Je suis partisan de la vie intense et authentique.
Et toi, tu as l’impression d’avoir vécu intensément, et c’est pour ça que tu en parles, ou bien tu as des regrets ?
Je pense que j’ai vécu plus intensément à l’époque de Rowboat parce que c’était beaucoup plus fragile et incertain. J’ai pas mal voyagé et je n’ai pas eu de maison pendant plusieurs époques. La vie au jour le jour, un peu fragile, mais qui m’a en même temps emmené dans les expériences les plus fortes de ma vie. Et peut-être que je le regrette un peu maintenant en étant dans quelque chose où il y a un peu plus d’assurance. Je suis intermittent du spectacle depuis trois ans, j’ai un label sur qui je peux compter, j’ai un studio, j’habite au même endroit depuis trois ans et ça ne m’était pas arrivé depuis longtemps. Je suis peut-être un peu nostalgique mais indirectement. En tout cas, je trouve une certaine plénitude de vie dans les moments où il y a beaucoup de choses plus facilement que dans les moments un peu calmes et de réflexion. Je suis en général plus créatif quand j’ai trop de truc à faire.
Est-ce tu tournes à l’étranger ou ça arrive très peu ?
Moins maintenant. J’avais fait pas mal de concerts au Mexique ou encore aux States il y a quelques années. Pour ce qui est de l’Europe, un peu en Belgique, en France, en Suisse ou en Hollande.
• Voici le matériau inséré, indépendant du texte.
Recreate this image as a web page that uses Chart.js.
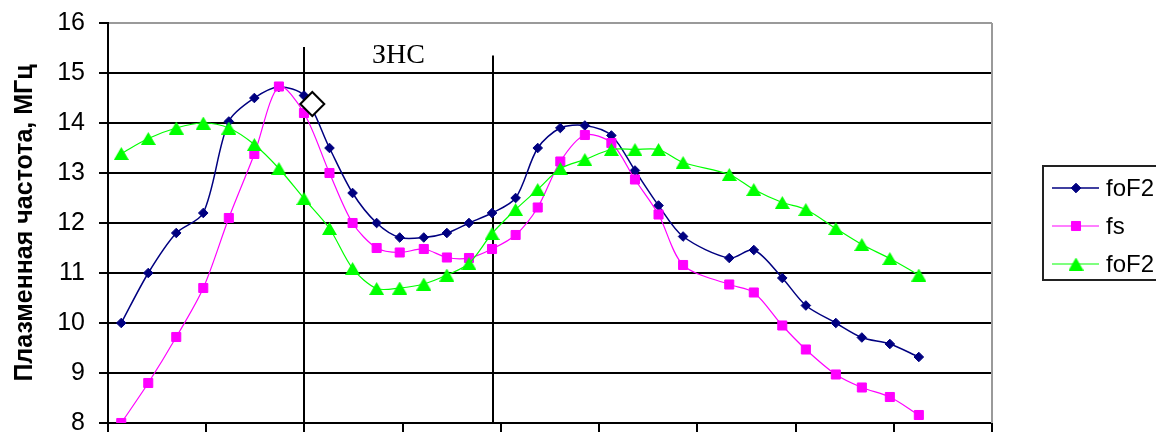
<!DOCTYPE html>
<html><head><meta charset="utf-8">
<script src="https://cdn.jsdelivr.net/npm/chart.js@4.4.1/dist/chart.umd.min.js"></script>
<style>html,body{margin:0;padding:0;background:#fff;overflow:hidden}</style>
</head><body>
<canvas id="c" width="1156" height="432"></canvas>
<script>
// ---- data ----
const times = [0.27,0.82,1.39,1.94,2.46,2.98,3.48,3.99,4.51,4.98,5.47,5.94,6.43,6.90,7.35,7.82,8.30,8.75,9.21,9.71,10.25,10.73,11.21,11.71,12.65,13.15,13.73,14.21,14.82,15.35,15.92,16.51];
const foF2  = [10.0,11.0,11.8,12.2,14.03,14.5,14.72,14.55,13.5,12.6,12.0,11.71,11.71,11.8,12.0,12.2,12.5,13.5,13.9,13.95,13.75,13.05,12.35,11.73,11.3,11.46,10.9,10.35,10.0,9.71,9.58,9.32];
const fs    = [8.0,8.8,9.72,10.7,12.1,13.38,14.73,14.2,13.0,12.0,11.5,11.41,11.48,11.31,11.3,11.48,11.76,12.31,13.23,13.76,13.6,12.87,12.17,11.16,10.77,10.61,9.95,9.47,8.97,8.71,8.52,8.16];
const foF2b = [13.39,13.69,13.9,14.0,13.9,13.57,13.09,12.49,11.89,11.09,10.69,10.7,10.78,10.96,11.19,11.79,12.27,12.67,13.09,13.27,13.47,13.47,13.47,13.21,12.97,12.67,12.41,12.27,11.89,11.57,11.29,10.96];
const yTicks = [8,9,10,11,12,13,14,15,16];
const xTicks = [0,2,4,6,8,10,12,14,16,18];
const seriesLabels = ['foF2','fs','foF2'];
const yTitle = 'Плазменная частота, МГц';
const znsLabel = 'ЗНС';
const znsLineX = [4.0, 7.83];
const znsLineTop = [15.52, 15.35];
const markX = [4.16];
const markY = [14.38];

function triangleImage(w, h, color) {
  const c = document.createElement('canvas');
  c.width = w; c.height = h;
  const g = c.getContext('2d');
  g.fillStyle = color;
  g.beginPath();
  g.moveTo(w / 2, 0);
  g.lineTo(w, h);
  g.lineTo(0, h);
  g.closePath();
  g.fill();
  return c;
}
const triImg = triangleImage(15, 13, '#00FF00');

const toXY = ys => ys.map((y, i) => ({x: times[i], y: y}));

const FONT = "'Liberation Sans', Arial, sans-serif";

const decor = {
  id: 'decor',
  beforeDatasetsDraw(chart) {
    const {ctx, chartArea: a, scales: {x, y}} = chart;
    ctx.save();
    ctx.strokeStyle = '#9a9a9a';
    ctx.lineWidth = 2;
    ctx.beginPath();
    ctx.moveTo(a.right, a.top); ctx.lineTo(a.right, a.bottom);
    ctx.stroke();
    ctx.strokeStyle = '#000';
    ctx.lineWidth = 2;
    znsLineX.forEach((v, i) => {
      const px = Math.round(x.getPixelForValue(v));
      ctx.beginPath();
      ctx.moveTo(px, y.getPixelForValue(znsLineTop[i]));
      ctx.lineTo(px, a.bottom);
      ctx.stroke();
    });
    const cx = (x.getPixelForValue(znsLineX[0]) + x.getPixelForValue(znsLineX[1])) / 2;
    ctx.fillStyle = '#000';
    ctx.font = "28px 'Liberation Serif', 'Times New Roman', serif";
    ctx.textAlign = 'center';
    ctx.textBaseline = 'alphabetic';
    ctx.fillText(znsLabel, cx, 63);
    ctx.restore();
  },
  afterDraw(chart) {
    const ctx = chart.ctx;
    ctx.save();
    ctx.fillStyle = '#fff';
    ctx.strokeStyle = '#222';
    ctx.lineWidth = 2;
    ctx.fillRect(1043, 166, 140, 114);
    ctx.strokeRect(1043, 166, 140, 114);
    const rows = [188, 226, 264];
    for (let i = 0; i < 3; i++) {
      const ds = chart.data.datasets[i];
      const yy = rows[i];
      ctx.strokeStyle = ds.borderColor;
      ctx.lineWidth = ds.borderWidth;
      ctx.beginPath();
      ctx.moveTo(1052, yy); ctx.lineTo(1099, yy);
      ctx.stroke();
      ctx.fillStyle = ds.pointBackgroundColor;
      ctx.strokeStyle = ds.pointBorderColor;
      ctx.lineWidth = 1;
      Chart.helpers.drawPoint(ctx, {pointStyle: ds.pointStyle, radius: ds.pointRadius, rotation: 0, borderWidth: 1}, 1076, yy);
      ctx.fillStyle = '#000';
      ctx.font = '24px ' + FONT;
      ctx.textAlign = 'left';
      ctx.textBaseline = 'middle';
      ctx.fillText(ds.label, 1106, yy + 1);
    }
    ctx.restore();
  }
};

new Chart(document.getElementById('c'), {
  type: 'scatter',
  data: {
    datasets: [
      {label: seriesLabels[0], data: toXY(foF2), showLine: true, order: 3,
       borderColor: '#000080', borderWidth: 1.5, tension: 0.3,
       pointStyle: 'rectRot', pointRadius: 4.8, pointBackgroundColor: '#000080', pointBorderColor: '#000080', pointBorderWidth: 1},
      {label: seriesLabels[1], data: toXY(fs), showLine: true, order: 2,
       borderColor: '#FF00FF', borderWidth: 1.2, tension: 0.3,
       pointStyle: 'rect', pointRadius: 6.4, pointBackgroundColor: '#FF00FF', pointBorderColor: '#FF00FF', pointBorderWidth: 1},
      {label: seriesLabels[2], data: toXY(foF2b), showLine: true, order: 1,
       borderColor: '#00FF00', borderWidth: 1.2, tension: 0.3,
       pointStyle: triImg, pointRadius: 7, pointBackgroundColor: '#00FF00', pointBorderColor: '#00FF00'},
      {label: 'mark', data: markX.map((v, i) => ({x: v, y: markY[i]})), showLine: false, order: 0,
       pointStyle: 'rectRot', pointRadius: 12, pointBackgroundColor: '#fff', pointBorderColor: '#000', pointBorderWidth: 2}
    ]
  },
  options: {
    responsive: false,
    animation: false,
    events: [],
    layout: {autoPadding: false, padding: {top: 23, right: 164, left: 0, bottom: 0}},
    plugins: {legend: {display: false}, tooltip: {enabled: false}},
    scales: {
      x: {
        type: 'linear', min: 0, max: 18,
        afterBuildTicks: s => { s.ticks = xTicks.map(v => ({value: v})); },
        afterFit: s => { s.height = 9; s.paddingLeft = 0; s.paddingRight = 0; },
        ticks: {display: false},
        grid: {drawOnChartArea: false, drawTicks: true, tickLength: 10, color: '#000', lineWidth: 2},
        border: {display: true, color: '#000', width: 2}
      },
      y: {
        type: 'linear', min: 8, max: 16,
        afterBuildTicks: s => { s.ticks = yTicks.map(v => ({value: v})); },
        afterFit: s => { s.width = 108; s.paddingTop = 0; s.paddingBottom = 0; },
        ticks: {color: '#000', padding: 14, font: {family: FONT, size: 25}},
        grid: {color: c => (c.tick && c.tick.value === 16) ? '#9a9a9a' : '#000', lineWidth: 2, tickLength: 9, tickColor: '#000'},
        border: {display: true, color: '#000', width: 2},
        title: {display: true, text: yTitle, color: '#000', font: {family: FONT, size: 25, weight: 'bold'}, padding: {top: 10, bottom: 0}}
      }
    }
  },
  plugins: [decor]
});
</script>
</body></html>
Il y a cinq-six ans j’avais organisé une tournée au Mexique. On avait fait sept dates avec des potes. J’ai envie de refaire ça mais dans toute l’Amérique latine en fin 2020 ou début 2021 : faire un mois de tournée que j’organise moi-même via plein de plans et de groupes que je connais en Amérique latine.
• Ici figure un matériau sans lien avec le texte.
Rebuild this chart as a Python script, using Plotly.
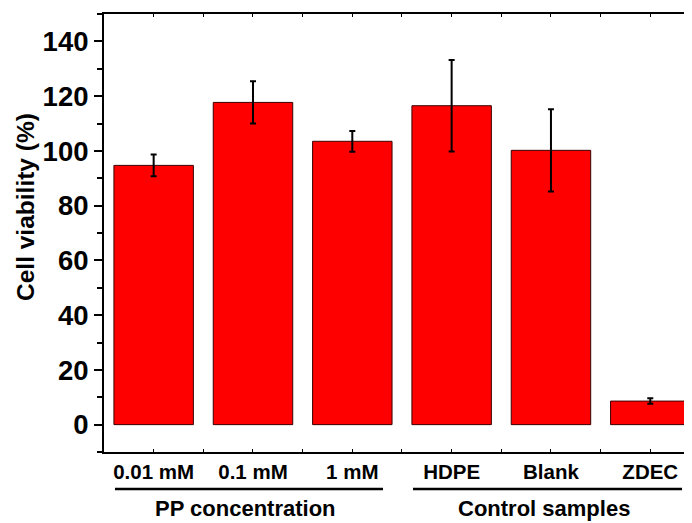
import plotly.graph_objects as go

categories = ["0.01 mM", "0.1 mM", "1 mM", "HDPE", "Blank", "ZDEC"]
viability = [94.7, 117.7, 103.5, 116.5, 100.2, 8.6]
errors = [4.0, 7.7, 3.8, 16.7, 15.0, 1.0]
groups = ["PP concentration", "Control samples"]
y_ticks = [0, 20, 40, 60, 80, 100, 120, 140]
y_title = "Cell viability (%)"

xpos = list(range(1, len(categories) + 1))
FONT = "Liberation Sans, Arial, sans-serif"

fig = go.Figure()
fig.add_trace(go.Bar(
    x=xpos, y=viability, width=0.8,
    marker=dict(color="#FF0000", line=dict(color="#3a0000", width=1)),
    error_y=dict(type="data", array=errors, visible=True, color="black",
                 thickness=2, width=3),
))

# page body has an 8px margin at left/top; figure sits at (8, 8)
OFF = 8
W, H = 692 - OFF, 523 - OFF
# plot area in page pixels
PX0, PX1, PY0, PY1 = 104, 692, 14, 452
L, T = PX0 - OFF, PY0 - OFF
R = (OFF + W) - PX1
B = (OFF + H) - PY1
pw = PX1 - PX0
ph = PY1 - PY0

def px2paper_x(px):
    return (px - PX0) / pw

def px2paper_y(py):
    return (PY1 - py) / ph

shapes = []
annotations = []
group_spans = [(115, 383), (413, 682)]
for (x0, x1), g in zip(group_spans, groups):
    shapes.append(dict(type="line", xref="paper", yref="paper",
                       x0=px2paper_x(x0), x1=px2paper_x(x1),
                       y0=px2paper_y(489), y1=px2paper_y(489),
                       line=dict(color="black", width=2.5)))
    annotations.append(dict(xref="paper", yref="paper",
                            x=px2paper_x((x0 + x1) / 2 - 4), y=px2paper_y(508),
                            text=g, showarrow=False, xanchor="center", yanchor="middle",
                            font=dict(family=FONT, size=22, color="black", weight="bold")))

annotations.append(dict(xref="paper", yref="paper",
                        x=px2paper_x(26), y=px2paper_y(207), textangle=-90,
                        text=y_title, showarrow=False, xanchor="center", yanchor="middle",
                        font=dict(family=FONT, size=24.5, color="black", weight="bold")))

fig.update_layout(
    width=W, height=H,
    margin=dict(l=L, r=R, t=T, b=B, pad=0),
    plot_bgcolor="white", paper_bgcolor="white",
    showlegend=False,
    shapes=shapes, annotations=annotations,
    xaxis=dict(
        range=[0.5, 6.42], tickvals=xpos, ticktext=categories,
        showline=True, linecolor="black", linewidth=2, mirror="allticks",
        ticks="inside", ticklen=3, tickwidth=1, tickcolor="black",
        minor=dict(tickvals=[0.5 + i for i in range(7)], ticks="inside",
                   ticklen=3, tickwidth=1, tickcolor="black"),
        showgrid=False, zeroline=False,
        tickfont=dict(family=FONT, size=20.5, color="black", weight="bold"),
        ticklabelstandoff=0,
    ),
    yaxis=dict(
        range=[-10, 150], tickvals=y_ticks,
        showline=True, linecolor="black", linewidth=2, mirror=False,
        ticks="outside", ticklen=8, tickwidth=2, tickcolor="black",
        minor=dict(dtick=20, tick0=10, ticks="outside", ticklen=5,
                   tickwidth=2, tickcolor="black", showgrid=False),
        showgrid=False, zeroline=False,
        tickfont=dict(family=FONT, size=27.5, color="black", weight="bold"),
    ),
)

fig.write_html("out.html")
Ma dernière question porte justement sur tes futurs projets. As-tu des envies ou des collaborations en vue pour la suite ?
Je pense que je vais monter un nouveau groupe avec Txema, qui écrit beaucoup de poésie et adore la musique. Il avait justement le label avant mais n’a jamais vraiment joué de musique. Là, il vient à Paris dans un mois et on a envie de monter ce groupe ensemble, sûrement en espagnol. Sinon je continue à faire un festival en Suisse avec mes potes qui s’appelle Hautes Fréquences, à Leysin. Ça va être là septième année. Concernant le futur de Buvette, je ne sais pas encore où il va. Dans mes envies, je pense que si le prochain album est mon dernier, ou alors le suivant, ça veut dire que le projet aura été un peu comme une pyramide. J’aurais joué à quatre, maintenant on est deux, et je pense que je vais finir tout seul, comme ça a commencé. La fin va ressembler au début. Peut-être que je serai tout seul avec un set up très simple. Je pense que ça va aller vers ce genre de choses.